Along with Coffee, Electricity and Face Masks
HAVANA TIMES – A product as basic and elemental as salt is has become yet another of problem for the island’s authorities. Not a day has gone by when they have not been called to account, even by the official press, for the lack of some consumer product, be it tobacco, electricity, coffee or masks.
On Tuesday salt became the latest item to be added to the list. It is sold in a form so damp that even the addition of rice to Cuban salt shakers is not enough to separate the grains. On Tuesday Jorge Luis Bell Alvarez, director of Ensal, has had to face the press to provide some justification for the problem. He claimed the only Cuban salt producer with technology capable of producing dry salt is in Guantánamo province. In addition to distributing the product locally, the plant also supplies Havana’s rationed markets. In total, it is responsible for 46% of Cuban saline production.
According to Bell Alvarez, the rest of the island is supplied by salt plants in El Real, Matanzas and Zoa, which produce damp salt. He acknowledges that the product, which is now the only option on the market, “is a problem” but adds that the thirteen provinces which do not get their salt from Guantanamo, which has a drying oven, sometimes do have the “benefit” of being able to get salt.
He says the centrifuges used to spin salt, like the ones used in sugar refineries, are not adequate. To fix the problem, the government is trying to import four new centrifuges and is “thinking about” another investment to provide the plant in El Real with a machine used to produce dried milk. For the moment, however, all these ideas only amount to castles in the air.
The Granma article notes appreciatively that, despite the quality issue and problems associated with distribution and sale, production targets for the first half of the year have been met. It notes, however, that over the summer the situation was complicated by fuel shortages, particularly of diesel fuel, and frequent blackouts due to problems at electrical generator facilities.
In August salt production was at 92.7% of what had been expected. Producers must provide 475 tons of salt to fulfill their commitments.
Electricity shortages have also impacted production, which in August was 92.1% of estimates. In September it was at 97%. Supplies of one-kilogram bags of rationed salt, he insists, have not fallen significantly, meeting 99.5% of targets and at a comparable level to the previous month.
Nevertheless, the amount of salt provied in the “basic basket”* is not enough to meet the needs of most families, who use it not only in cooking but also to make their own toiletries, cleaning products and disinfectants due to shortages of manufactured goods.
“I wash my dishes with a mixture of powdered detergent, vinegar, baking soda and salt,” explains a Havana resident who has been unable to buy a dishwasher for months. “You can only buy them in hard currency stores and I can’t afford the ones they sell there so I do my own repairs and use some of the salt I get through the ration book to do that.”
Others use salt to increase sales of roasted peanuts, which remains one of Cuba’s most popular street foods. “Everything has gone up. Peanuts have gone up. The sheets of wrapping paper are through the roof and salt is in short supply. I don’t know how much I’ll have to sell to turn a profit,” worries Humberto, a peanut vendor in the Calzada de Cerro area.

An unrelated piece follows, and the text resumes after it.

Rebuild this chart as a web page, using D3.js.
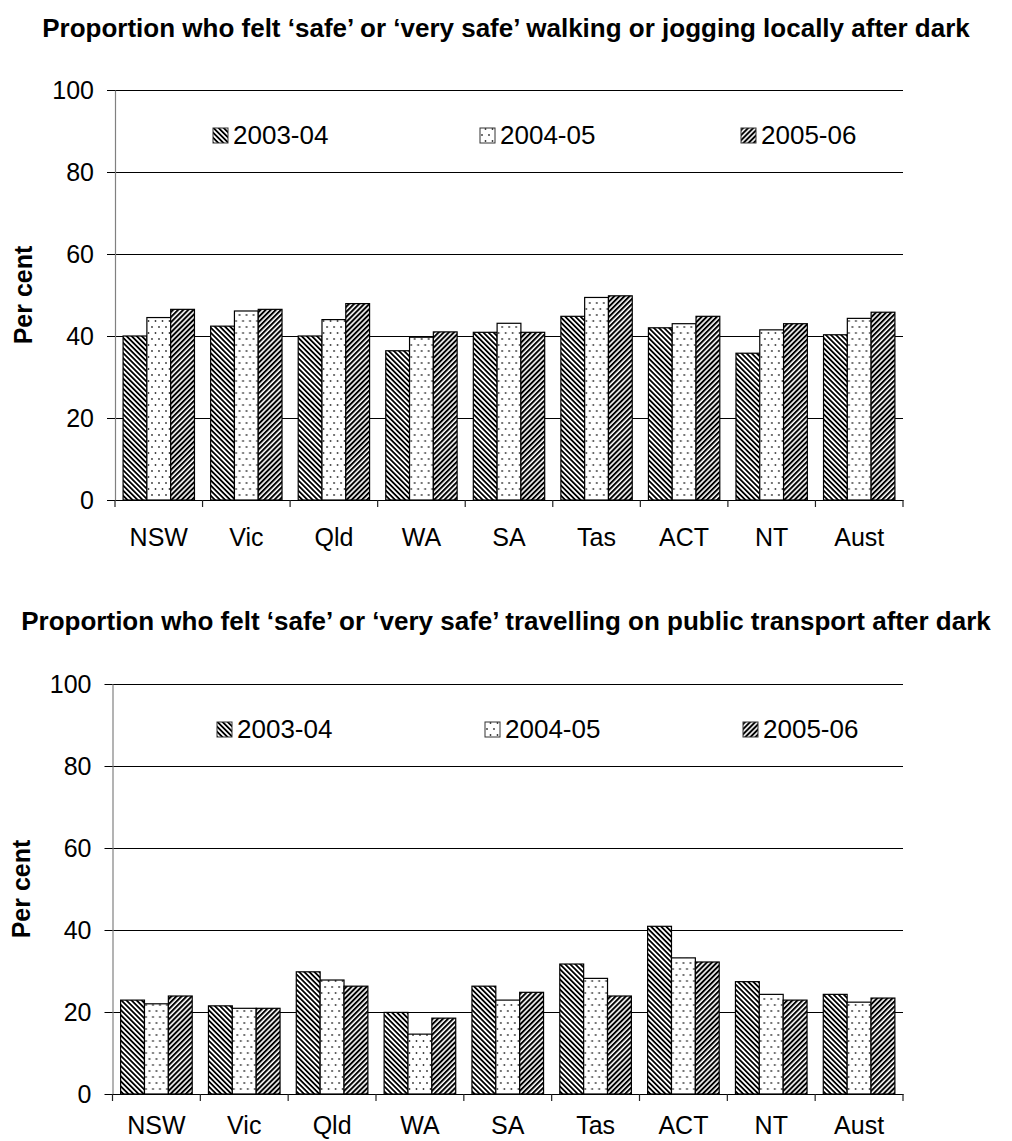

The fine table salt allocated to Cuba’s tourism sector bears little resemblance to the salt Cubans themselves consume. To address this discrepancy, the salt usually imported from abroad was replaced with salt from Guantanamo, the only reasonably comparable alternative. In December 2020, thirty tons of fine table salt and 180 tons of cooking salt were delivered. This time around the figures are forty tons of table salt and 120 tons of cooking salt
Bell Alvarez added that the lack of electricity has meant the loss of 344 hours of work, the equivalent of approximately 3,400 tons of salt.
*Translator’s note: A list of basic consumer goods available to all Cubans at subsidized prices and in limited amounts through the ration book.